The committee chairman, however, said the N1.9tn in cash and assets, which had been frozen by the Federal Government, were still under legal contention and thus could not be touched.
He added, “Regarding the funds frozen under the interim forfeiture, the Federal Government can’t touch it for now because certain cases have not been concluded and the forfeiture is interim because technically, the court can order the release to the owners if the occasion demands it but if it goes the other way, there will be a permanent forfeiture order and that is when the properties would accrue to the government and would therefore be used for the benefit of Nigerians.”
Regarding the naming of alleged looters, Sagay said there was no legal impediment in shaming alleged thieves.
The renowned legal practitioner added that the decision not to name looters was more political than legal.
He stated that the decision not to name looters was made in a bid to encourage others, who had stolen, to return money.
Sagay said, “The way I see it, it is more political than legal. It is not party politics but about conduct. I believe the government feels that if you name names, those who are about to come out and also bring out whatever has been looted, would withdraw.
“On the legal side, I don’t see the problem that is being talked about because once a person is going to be charged to court for corruption or illegally acquiring resources, there is no liability in announcing it.
“After all, we have been seeing the names of all those accused and charged. So, the main reason is to encourage others, who are still hiding their loot and speculating what to do, to come out and hand over the loot so that the country can recover more of what has been stolen.”
He added that the decision not to name looters might also have been in a bid not to embarrass some Nigerians who received government funds without knowing that the money was for arms or that the money was stolen.
Some of those who fall under this category, he explained, were newspapers who received money from the Office of the National Security Adviser but later returned the funds.

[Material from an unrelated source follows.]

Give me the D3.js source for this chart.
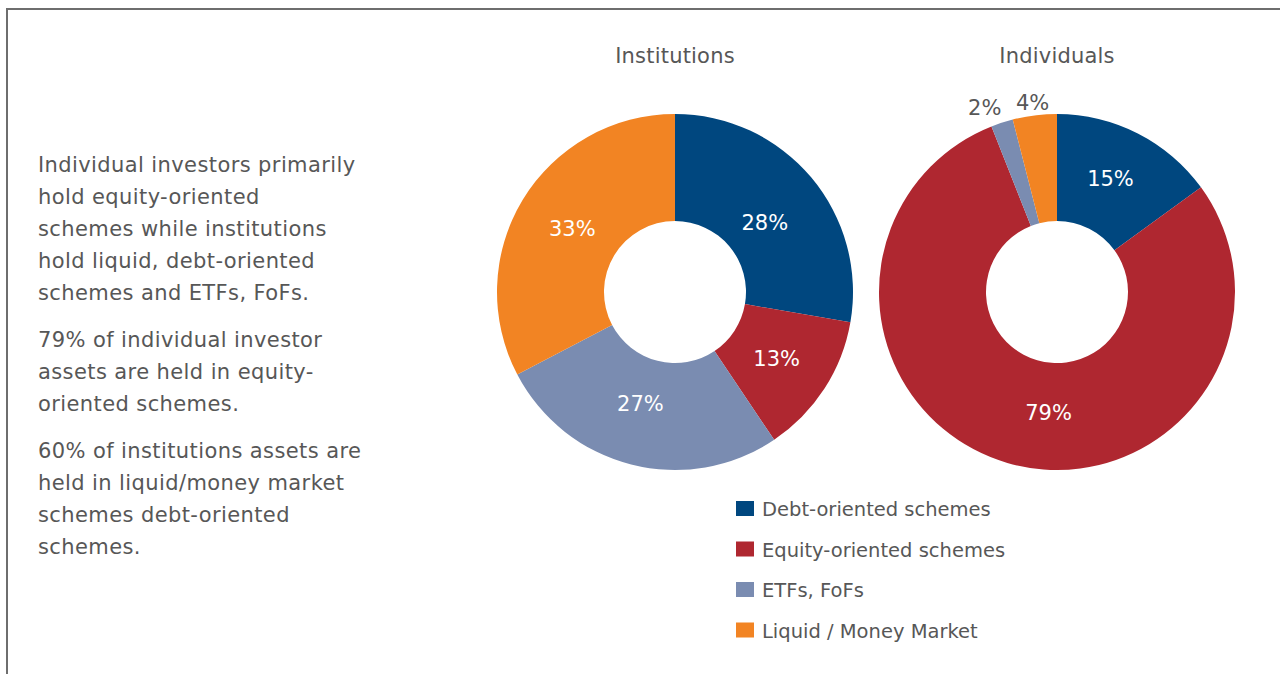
<!DOCTYPE html>
<html>
<head>
<meta charset="utf-8">
<script src="https://cdn.jsdelivr.net/npm/d3@7"></script>
<style>
  html, body { margin: 0; padding: 0; background: #fff; }
  svg { display: block; }
</style>
</head>
<body>
<svg id="chart" width="1280" height="674"></svg>
<script>
// Asset mix by investor type (percent of assets)
const categories = ["Debt-oriented schemes", "Equity-oriented schemes", "ETFs, FoFs", "Liquid / Money Market"];
const institutionsValues = [28, 13, 27, 33];
const individualsValues = [15, 79, 2, 4];
const chartTitles = ["Institutions", "Individuals"];
const colors = ["#00477f", "#af2730", "#7a8cb1", "#f28423"];

const paragraphs = [
  ["Individual investors primarily", "hold equity-oriented", "schemes while institutions", "hold liquid, debt-oriented", "schemes and ETFs, FoFs."],
  ["79% of individual investor", "assets are held in equity-", "oriented schemes."],
  ["60% of institutions assets are", "held in liquid/money market", "schemes debt-oriented", "schemes."]
];

const FONT = "'DejaVu Sans', sans-serif";
const TEXT = "#575757";

const svg = d3.select("#chart");

// frame
svg.append("path")
  .attr("d", "M7,674 V9 H1280")
  .attr("fill", "none")
  .attr("stroke", "#6e6e6e")
  .attr("stroke-width", 2);

// commentary text
let y = 172;
paragraphs.forEach(lines => {
  const t = svg.append("text")
    .attr("x", 38)
    .attr("font-family", FONT)
    .attr("font-size", 21)
    .attr("letter-spacing", 0.4)
    .attr("fill", TEXT);
  lines.forEach(line => {
    t.append("tspan").attr("x", 38).attr("y", y).text(line);
    y += 32;
  });
  y += 15;
});

const color = d3.scaleOrdinal().domain(categories).range(colors);
const pie = d3.pie().sort(null).value(d => d.value);
const outerR = 178, innerR = 71;
const arc = d3.arc().innerRadius(innerR).outerRadius(outerR);
const labelArc = d3.arc().innerRadius(120).outerRadius(120);
const outsideArc = d3.arc().innerRadius(195).outerRadius(195);

// small hand adjustments to label placement, per slice
const labelNudges = {
  Institutions: [[-2, 8], [1, 1], [-5, -5], [0, -1]],
  Individuals: [[-1, -7], [25, 5], [-12, 1], [0, 4]]
};

function donut(cx, cy, title, values) {
  const data = categories.map((c, i) => ({ category: c, value: values[i] }));
  const g = svg.append("g").attr("transform", `translate(${cx},${cy})`);
  const nudges = labelNudges[title];

  svg.append("text")
    .attr("x", cx).attr("y", 63)
    .attr("text-anchor", "middle")
    .attr("font-family", FONT)
    .attr("font-size", 21)
    .attr("letter-spacing", 0.2)
    .attr("fill", TEXT)
    .text(title);

  const arcs = pie(data);
  g.selectAll("path.slice")
    .data(arcs)
    .join("path")
    .attr("class", "slice")
    .attr("d", arc)
    .attr("fill", d => color(d.data.category));

  g.selectAll("text.pct")
    .data(arcs)
    .join("text")
    .attr("class", "pct")
    .attr("transform", (d, i) => {
      const p = d.data.value < 5 ? outsideArc.centroid(d) : labelArc.centroid(d);
      return `translate(${p[0] + nudges[i][0]},${p[1] + nudges[i][1]})`;
    })
    .attr("dy", "0.36em")
    .attr("text-anchor", "middle")
    .attr("font-family", FONT)
    .attr("font-size", 21)
    .attr("fill", d => d.data.value < 5 ? TEXT : "#ffffff")
    .text(d => d.data.value + "%");
}

donut(675, 292, chartTitles[0], institutionsValues);
donut(1057, 292, chartTitles[1], individualsValues);

// legend
const legend = svg.append("g").attr("transform", "translate(736,501)");
const rows = legend.selectAll("g")
  .data(categories)
  .join("g")
  .attr("transform", (d, i) => `translate(0,${i * 40.5})`);
rows.append("rect")
  .attr("width", 18).attr("height", 15)
  .attr("fill", d => color(d));
rows.append("text")
  .attr("x", 26).attr("y", 15)
  .attr("font-family", FONT)
  .attr("font-size", 19.5)
  .attr("fill", TEXT)
  .text(d => d);
</script>
</body>
</html>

He said, “There are some people who actually received those assets and money without knowing that it was stolen or whose knowledge of the source would be very difficult to establish.
“So, if you are in a situation, where you thought your political party had raised money legitimately and you were given an amount for the purpose of campaign, then you may have a strong case against any criminal charge like the newspapers, who have received money, but you may be willing to return the money having found out that it was illegitimately acquired.”

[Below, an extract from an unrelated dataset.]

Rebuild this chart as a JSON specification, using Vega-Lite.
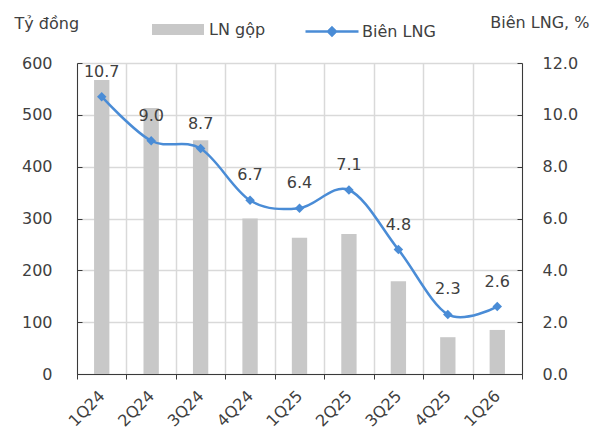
{
  "$schema": "https://vega.github.io/schema/vega-lite/v6.json",
  "width": 445,
  "height": 311,
  "autosize": {"type": "none"},
  "padding": {"left": 77, "top": 63, "right": 80, "bottom": 60},
  "background": "white",
  "config": {
    "font": "DejaVu Sans",
    "view": {"stroke": null},
    "axis": {
      "labelFont": "DejaVu Sans",
      "labelFontSize": 16,
      "labelColor": "#404040",
      "titleFont": "DejaVu Sans",
      "titleFontSize": 16,
      "titleFontWeight": "normal",
      "titleColor": "#404040",
      "domainColor": "#3a3a3a",
      "tickColor": "#3a3a3a",
      "gridColor": "#d9d9d9",
      "gridWidth": 1.5
    },
    "legend": {
      "labelFont": "DejaVu Sans",
      "labelFontSize": 16,
      "labelColor": "#404040",
      "padding": 0
    }
  },
  "data": {
    "values": [
      {"q": "1Q24", "ln": 567, "bien": 10.7},
      {"q": "2Q24", "ln": 513, "bien": 9.0},
      {"q": "3Q24", "ln": 451, "bien": 8.7},
      {"q": "4Q24", "ln": 300, "bien": 6.7},
      {"q": "1Q25", "ln": 263, "bien": 6.4},
      {"q": "2Q25", "ln": 270, "bien": 7.1},
      {"q": "3Q25", "ln": 179, "bien": 4.8},
      {"q": "4Q25", "ln": 71, "bien": 2.3},
      {"q": "1Q26", "ln": 85, "bien": 2.6}
    ]
  },
  "encoding": {
    "x": {
      "field": "q",
      "type": "nominal",
      "sort": null,
      "scale": {"paddingInner": 0, "paddingOuter": 0},
      "axis": {
        "title": null,
        "labelAngle": -45,
        "labelAlign": "right",
        "labelBaseline": "middle",
        "tickBand": "extent",
        "tickSize": 5,
        "labelPadding": 14,
        "grid": true
      }
    }
  },
  "layer": [
    {
      "mark": {"type": "bar", "width": {"band": 0.31}},
      "encoding": {
        "y": {
          "field": "ln",
          "type": "quantitative",
          "scale": {"domain": [0, 600]},
          "axis": {
            "orient": "left",
            "values": [0, 100, 200, 300, 400, 500, 600],
            "grid": true,
            "tickSize": -5,
            "labelPadding": 30,
            "title": "Tỷ đồng",
            "titleAngle": 0,
            "titleAlign": "left",
            "titleBaseline": "alphabetic",
            "titleX": -63,
            "titleY": -35
          }
        },
        "color": {
          "datum": "LN gộp",
          "scale": {"range": ["#c8c8c8"]},
          "legend": {
            "title": null,
            "orient": "none",
            "legendX": 75,
            "legendY": -59.5,
            "symbolType": "M-1,-0.21H1V0.21H-1Z",
            "symbolSize": 2704,
            "symbolStrokeWidth": 0,
            "labelOffset": 5
          }
        }
      }
    },
    {
      "encoding": {
        "y": {
          "field": "bien",
          "type": "quantitative",
          "scale": {"domain": [0, 12]},
          "axis": {
            "orient": "right",
            "values": [0, 2, 4, 6, 8, 10, 12],
            "format": ".1f",
            "grid": false,
            "tickSize": -5,
            "labelPadding": 25,
            "title": "Biên LNG, %",
            "titleAngle": 0,
            "titleAlign": "right",
            "titleBaseline": "alphabetic",
            "titleX": 67,
            "titleY": -36
          }
        }
      },
      "layer": [
        {
          "mark": {"type": "line", "interpolate": "cardinal", "tension": 0, "strokeWidth": 2.5},
          "encoding": {
            "stroke": {
              "datum": "Biên LNG",
              "scale": {"range": ["#4a8cd6"]},
              "legend": {
                "title": null,
                "orient": "none",
                "legendX": 227,
                "legendY": -59.5,
                "symbolType": "M-1,0H1M0,-0.15L0.15,0L0,0.15L-0.15,0Z",
                "symbolSize": 2809,
                "symbolStrokeWidth": 2.5,
                "symbolFillColor": "#4a8cd6",
                "labelOffset": 2
              }
            }
          }
        },
        {
          "mark": {"type": "point", "shape": "diamond", "filled": true, "size": 90, "color": "#4a8cd6", "opacity": 1}
        },
        {
          "mark": {"type": "text", "dy": -20, "fontSize": 16, "color": "#404040", "baseline": "alphabetic"},
          "encoding": {
            "text": {"field": "bien", "type": "quantitative", "format": ".1f"}
          }
        }
      ]
    }
  ],
  "resolve": {"scale": {"y": "independent"}}
}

Meanwhile, the Federal Government has concluded plans to spend the recovered looted funds on the development of the nation’s infrastructure.

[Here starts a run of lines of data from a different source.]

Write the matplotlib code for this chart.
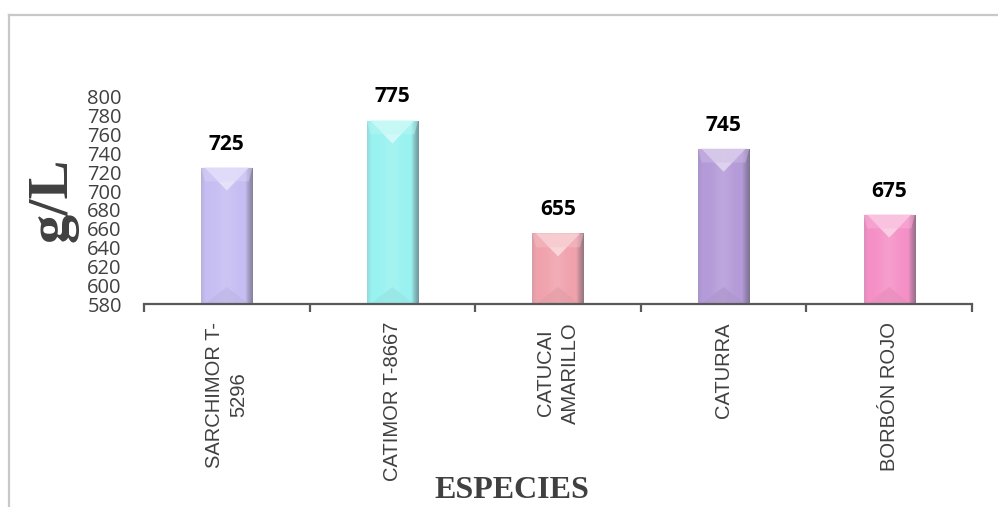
import numpy as np
import matplotlib
matplotlib.use("Agg")
import matplotlib.pyplot as plt
from matplotlib.colors import to_rgb
from matplotlib.lines import Line2D
from matplotlib.patches import Polygon

# Data
categories = ["SARCHIMOR T-\n5296", "CATIMOR T-8667", "CATUCAI\nAMARILLO", "CATURRA", "BORBÓN ROJO"]
values = [725, 775, 655, 745, 675]
bar_colors = ["#c6bdf2", "#98f2f0", "#f0a2ac", "#b49ad8", "#f590c6"]
yticks = list(range(580, 801, 20))
ylabel = "g/L"
xlabel = "ESPECIES"

GRAY = "#404040"
AXIS = "#595959"

fig = plt.figure(figsize=(9.98, 5.07), dpi=100)
fig.patch.set_facecolor("white")

# light frame around the chart area (left and top edges)
fig.add_artist(Line2D([9 / 998, 9 / 998], [0, 1 - 15 / 507], transform=fig.transFigure,
                      color="#c8c8c8", lw=1.6))
fig.add_artist(Line2D([9 / 998, 1.0], [1 - 15 / 507, 1 - 15 / 507], transform=fig.transFigure,
                      color="#c8c8c8", lw=1.6))

ax = fig.add_axes([144 / 998, 203 / 507, 828 / 998, 207 / 507])
ax.set_xlim(-0.5, len(categories) - 0.5)
ax.set_ylim(yticks[0], yticks[-1])

x = np.arange(len(categories))
bar_w = 0.31
bars = ax.bar(x, values, width=bar_w, color=bar_colors, zorder=2, linewidth=0)


def mix(c, other, t):
    c = np.asarray(c)
    return c * (1 - t) + np.asarray(other) * t


ymin = ax.get_ylim()[0]
px_per_unit = (207) / (ax.get_ylim()[1] - ax.get_ylim()[0])
top_depth = 23 / px_per_unit
bot_depth = 17 / px_per_unit

for rect, col in zip(bars, bar_colors):
    base = np.array(to_rgb(col))
    x0 = rect.get_x()
    w = rect.get_width()
    x1 = x0 + w
    top = rect.get_height()
    # horizontal shading profile for the bevelled look
    n = 80
    u = np.linspace(0, 1, n)
    cols = np.empty((n, 3))
    for i, t in enumerate(u):
        c = mix(base, (1, 1, 1), 0.12 * np.exp(-((t - 0.48) / 0.18) ** 2))
        if t < 0.08:
            c = mix(c, (0.55, 0.55, 0.6), 0.25 * (1 - t / 0.08))
        elif t > 0.86:
            c = mix(c, (0.35, 0.35, 0.4), 0.6 * ((t - 0.86) / 0.14) ** 0.8)
        cols[i] = c
    img = np.tile(cols[None, :, :], (2, 1, 1))
    im = ax.imshow(img, extent=(x0, x1, ymin, top), aspect="auto",
                   interpolation="bilinear", zorder=3)
    im.set_clip_path(rect)
    inset = w * 0.07
    # light top facet
    ax.add_patch(Polygon([(x0 + inset, top), (x1 - inset, top), (x0 + w / 2, top - top_depth)],
                         closed=True, facecolor=mix(base, (1, 1, 1), 0.6), edgecolor="none",
                         alpha=0.9, zorder=4))
    ax.add_patch(Polygon([(x0, top), (x1, top), (x1 - inset, top - 0.6 * top_depth),
                          (x0 + inset, top - 0.6 * top_depth)],
                         closed=True, facecolor=mix(base, (1, 1, 1), 0.35), edgecolor="none",
                         alpha=0.45, zorder=4))
    # subtle bottom facet
    ax.add_patch(Polygon([(x0 + inset, ymin), (x1 - inset, ymin), (x0 + w / 2, ymin + bot_depth)],
                         closed=True, facecolor=mix(base, (0.5, 0.5, 0.5), 0.12), edgecolor="none",
                         alpha=0.7, zorder=4))
    # value label
    ax.annotate(f"{top:g}", xy=(x0 + w / 2, top), xytext=(0, 13), textcoords="offset points",
                ha="center", va="baseline", fontsize=15, fontweight="bold",
                family=["Open Sans", "DejaVu Sans"], color="black", zorder=5,
                annotation_clip=False)

# axes styling
for s in ("left", "top", "right"):
    ax.spines[s].set_visible(False)
ax.spines["bottom"].set_color(AXIS)
ax.spines["bottom"].set_linewidth(1.6)
ax.spines["bottom"].set_zorder(6)

ax.set_yticks(yticks)
ax.set_yticklabels([str(v) for v in yticks], family=["Open Sans", "DejaVu Sans"],
                   fontsize=14.5, color=GRAY)
ax.tick_params(axis="y", length=0, pad=16)

ax.set_xticks(x)
ax.set_xticklabels(categories, rotation=90, ha="center", va="top", multialignment="center",
                   family=["Liberation Sans", "DejaVu Sans"], fontsize=14.5, color=GRAY,
                   linespacing=1.35)
ax.tick_params(axis="x", which="major", length=0, pad=13)
ax.set_xticks(np.arange(-0.5, len(categories), 1.0), minor=True)
ax.tick_params(axis="x", which="minor", length=6, width=1.6, color=AXIS, direction="out")

fig.text(53 / 998, 1 - 200 / 507, ylabel, rotation=90, ha="center", va="center",
         family=["Liberation Serif", "DejaVu Serif"], fontweight="bold", fontsize=42, color=GRAY)
fig.text(512 / 998, 1 - 491 / 507, xlabel, ha="center", va="center",
         family=["Liberation Serif", "DejaVu Serif"], fontweight="bold", fontsize=23, color=GRAY)

fig.savefig("out.png", dpi=100, facecolor="white")
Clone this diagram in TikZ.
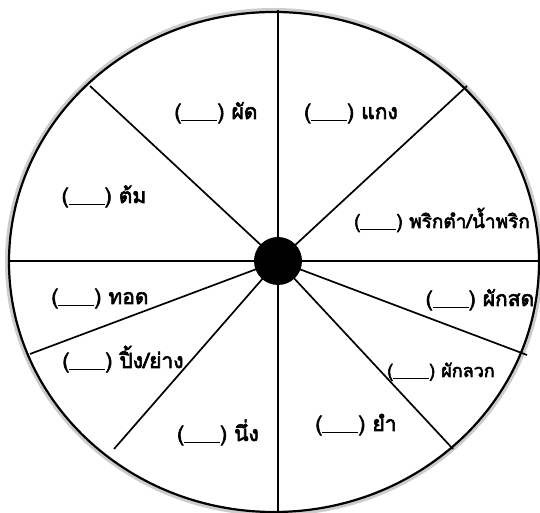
\documentclass[tikz,border=0pt]{standalone}
\usepackage{fontspec}
\newfontfamily\thaifont[Script=Thai, AutoFakeBold=3]{Loma}
\newcommand{\blankslot}{(\rule[-2.5pt]{36pt}{1.4pt})}

\begin{document}
\begin{tikzpicture}[x=1pt, y=1pt,
  spoke/.style={line width=1.7pt},
  food/.style={font=\thaifont\bfseries\fontsize{21}{24}\selectfont,
    anchor=base, inner sep=0pt}]

\useasboundingbox (0,0) rectangle (540,513);
\clip (0,0) rectangle (540,513);

% --- Wheel rim ---
\draw[gray!40, line width=4pt] (274,251) ellipse [x radius=267, y radius=252];
\draw[line width=2.2pt] (274,251) ellipse [x radius=265, y radius=250];

% Spoke ends on the rim
\coordinate (mid) at (278,252);
\coordinate (rTop) at (278,503);
\coordinate (rUR) at (467,427);
\coordinate (rR) at (545,252);
\coordinate (rLRs) at (527,158);
\coordinate (rLRt) at (453,64);
\coordinate (rBot) at (278,-5);
\coordinate (rLLt) at (114,64);
\coordinate (rLLs) at (30,159);
\coordinate (rL) at (8,252);
\coordinate (rUL) at (90,427);

\foreach \p in {rTop, rUR, rR, rLRs, rLRt, rBot, rLLt, rLLs, rL, rUL}
  \draw[spoke] (mid) -- (\p);

\node[circle, fill=black, minimum size=48pt, inner sep=0pt] (hub) at (mid) {};

% --- Cooking methods ---
\node[food] (phat) at (216,394) {\blankslot\ ผัด};
\node[food] (kaeng) at (351,394) {\blankslot\ แกง};
\node[food] (tom) at (104,310) {\blankslot\ ต้ม};
\node[food, font=\thaifont\bfseries\fontsize{19}{22}\selectfont] (namphrik) at (442,285) {\blankslot\ พริกตำ/น้ำพริก};
\node[food] (thot) at (100,209) {\blankslot\ ทอด};
\node[food] (phaksot) at (480,207) {\blankslot\ ผักสด};
\node[food] (ping) at (123,145) {\blankslot\ ปิ้ง/ย่าง};
\node[food, font=\thaifont\bfseries\fontsize{18}{21}\selectfont] (phakluak) at (441,136) {\blankslot\ ผักลวก};
\node[food] (nueng) at (218,72) {\blankslot\ นึ่ง};
\node[food] (yam) at (356,82) {\blankslot\ ยำ};

\end{tikzpicture}
\end{document}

The infrastructure on which the money would be spent includes roads and railways among others.
The Special Adviser to the President on Media and Publicity, Mr. Femi Adesina, disclosed this to one of our correspondents in an interview on Sunday.
Adesina was asked how the Federal Government planned to spend the recovered funds as indicated on Saturday by the Minister of Information and Culture, Alhaji Lai Mohammed.
Adesina said, “The President said it sometimes ago in Kaduna that recovered money would be spent on the development of infrastructure. The infrastructure includes roads and railways among others.
“Nigerians can be assured that the money would be spent transparently and judiciously. They have nothing to fear.
“These funds would be spent to better the lives of Nigerians; this is what this government is committed to.”
The government’s target is to recover N386bn of looted fund this year.
This figure is stated in the 2016 Appropriation Act, which has been signed into law by Buhari.
The money, it was stated in the document, would be used to finance budget deficit.
Buhari had, last Monday, said he had decided to stop talking publicly on the $2.1bn arms deal because doing so might lead to a situation where the government would realise less than the figure it wanted to recover.
The President spoke while hosting State House correspondents to a lunch as part of activities marking his one year in office.
“The most recent one which, we haven’t recovered from, is the $2.1bn which was given by the government then to the military to buy hardware to fight the insurgency which had taken over part of the country and they just sat, just the way you are sitting now, and shared the money into their own accounts. They didn’t even bother,’’ the President stated.